Air, land and water

Trusted user of air, land and water

Air, land and water are essential shared resources and their good stewardship will only grow more important as the world's population grows. Sharing them responsibly – and being trusted to do so by our neighbours – is critical to our future as a business.

Why is this important to us?

Our steel and mining operations have impacts on land use, on water and on air emissions. The air, land and water we use do not exist in isolation – they are key parts of the natural capital we share with the communities around us, who also use them before, during, and after our business. Those communities rightly expect high standards from our operations on managing those resources. Meeting their expectations is critical to building relationships and trust, and maintaining our social licence to operate.

Our challenge

Our challenge

Our sector depends heavily on natural resources. Mining sites have an impact on extensive areas of land, which later need restoration. Steelmaking and mining create a range of air emissions, including dust, NOx and SOx. Steelmaking also requires large volumes of water – although strategic locations, water reuse and high levels of treatment within processes all means its net impact usually relatively small. Our steel and mining operations may also affect noise and vibration, wastewater and soil protection. Where we don’t get impacts right, our business faces problems and is exposed to the risk of fines or reputational damage.

Our action

Our action

We need to continue to invest to reduce air pollution and protect sensitive natural habitats. We must also measure and know the results of what we are doing. We have to continue to bring the perspectives of our stakeholders into our business outlook, understand their concerns, and anticipate new regulations so that we can prevent problems before they arise, and act quickly when they do. We need to ensure we measure our emissions accurately and share this information with our stakeholders, and engage better with them on these challenging issues. This is the only way to build and keep the society’s trust over time.

Our potential to create value

Our potential to create value

Like any business, we cannot succeed without a social licence to operate. So, earning the trust of stakeholders on environmental issues is essential.

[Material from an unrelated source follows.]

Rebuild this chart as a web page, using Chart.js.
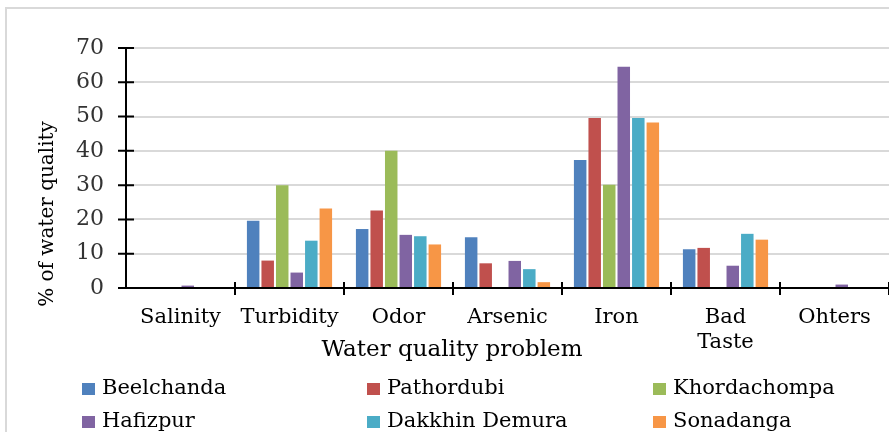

But we believe good stewardship of natural resource adds values in other ways, too. We are learning the value of being more open about actual and potential issues, so that we and our stakeholders can build a common understanding of the problems we face. While our operations may have unavoidable impacts on local air, land and water resources, we can create more innovative ways of enhancing improve habitats and protecting biodiversity by seizing the opportunity to work alongside our stakeholders.

Our stakeholders’ expectations

In most countries we operate, governments are requiring more data on companies’ environmental emissions, and demanding that these progressively reduce. Businesses that do not comply face fines and sanctions, and those that disclose poor performance face a different kind of risk: the erosion of their licence to operate and an increased pressure from NGOs and community groups.

Likewise, customers across the world expect more sustainability information and certification, including that as a criterion for defining their supply chains. And as climate change results in more droughts, floods and other extreme weather events, access to basic resources that sustain us will become ever more critical. This is why global commentators are stressing the need to protect the "natural capital" on which we depend. This is the business reality wiithin which we – and companies like us – now operate.

The result we need

We want our stakeholders to trust us to share vital resources of air, land and water. They will do this because we operate responsibly and transparently, we demonstrate we want to reduce our negative environmental impacts, and work in collaboration with partners and local communities to enhance the natural resources we all rely on.

Achieving the outcome

We work to combine good management with investment in capital improvements and development of new technologies. We invest heavily in equipment to improve emissions – over US$ 2.6 billion since 2007 – and our operations carry out a range of environmental assessments concerning the quality of the air, land and water. But close engagement with our stakeholders is vital if we are to succeed. Equally importantly, we ask the management of all our operations – both steel and mining – to listen, take into account and respond to the perspectives of our stakeholders as well as our own research. For example, we consider the expectations of local landowners, community concerns relating to air pollution, and civic pressures on water resources. We detail our approach to each issue separately – air, land and water, and publish our KPIs and other environmental metrics in our reporting hub.